ENGL 496. Senior Seminar (WI)
Credit Hours (3).

Prerequisites: ENGL 420 and Senior status as an English major.

The objective of this course is twofold: (1) to invite students of language, writing and literature to participate in theoretical debates surrounding the study of English; (2) to afford each student the opportunity to pursue a semester-long research project culminating in a senior essay which focuses on an interest the student has developed during prior course work.


Detailed Description of Content of Course

This course serves as the “capstone” course of the undergraduate major in English. It affords students the opportunity to reflect critically on the discipline of English; on how English is taught in public schools, colleges and universities; and on the role of English in contemporary society. It also offers students a chance to engage in in-depth study of a particular topic of their own choice from within the discipline of English, and to develop advanced research and writing skills in preparing a paper on their topic.

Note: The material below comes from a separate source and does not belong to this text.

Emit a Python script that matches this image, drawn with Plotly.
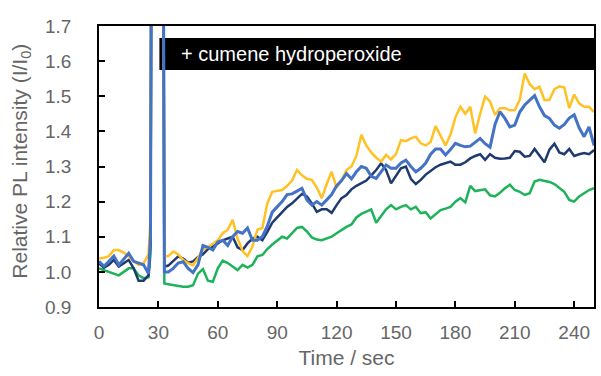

Students read from the growing body of texts concerned with English. Students contribute to the seminar’s understanding of English as a discipline by bringing to the discussion their own experiences as students and their own perspectives as prospective teachers, prospective non-teaching English professionals, creative writers and potential graduate students in English. the seminar further serves to introduce students to the professional and disciplinary issues, conflicts and debates that involve English professionals. Students also pursue a scholarly research and writing project on a topic of their choice. They review basic research methods and tools and the processes of research and of writing using researched information. Each student works with a faculty advisor who has special interest or expertise in the student’s chosen topic or area; such topics or areas may be chosen from the full range of English studies.


Detailed Description of Conduct of Course

The seminar relies primarily on discussion among the whole group of seminar members. The instructor invites open discussion of issues raised by the readings and occasionally guides students to crucial points or topics. Smaller group discussion facilitates broader coverage of material and affords students opportunities to prepare and receive responses on oral presentations and written projects. Students may also participate in panel discussions on texts and topics relevant to the seminar’s exploration of English. Writing and speaking requirements provide multiple opportunities for students to demonstrate their learning in the course.


Goals and Objectives of Course

The goal of this course is to be a “capstone” to the undergraduate major in English. It affords students an opportunity to synthesize what they have learned and done as English majors and to situate themselves and their learning within the complex institution of English. Students must learn about the many subfields and professions that constitute English. They must be given the opportunity to reflect critically on the discipline, and critical reflection is possible only when unstated or even unconscious assumptions are brought to light. This is achieved by introducing students to the critical and theoretical conflicts and debates of recent years. Irrespective of the profession one finally enters within the broad field of English after completing an undergraduate major, English professionals share with one another the need to be scholars and writers. As students explore and situate themselves within the discipline of English, they also have the opportunity in this seminar to write and do research—in short, to be active participants in the discipline. The goal of the scholarly research project is, then, to help students become practicing scholars and writers of English.

In addition to these general goals and objectives, the course is designed to help students improve the skills of writing and speaking from within the discipline of English. Students develop research skills which enable them to find information, to distinguish important critical issues and ideas and to write with authority on topics within the discipline of English.


Assessment Measures

Students have several and diverse opportunities to demonstrate their acquisition of knowledge and the meeting of course goals and objectives. Assessment of their performance may be based upon evaluation of reading logs, critical essays, oral presentations, class participation and scholarly research projects.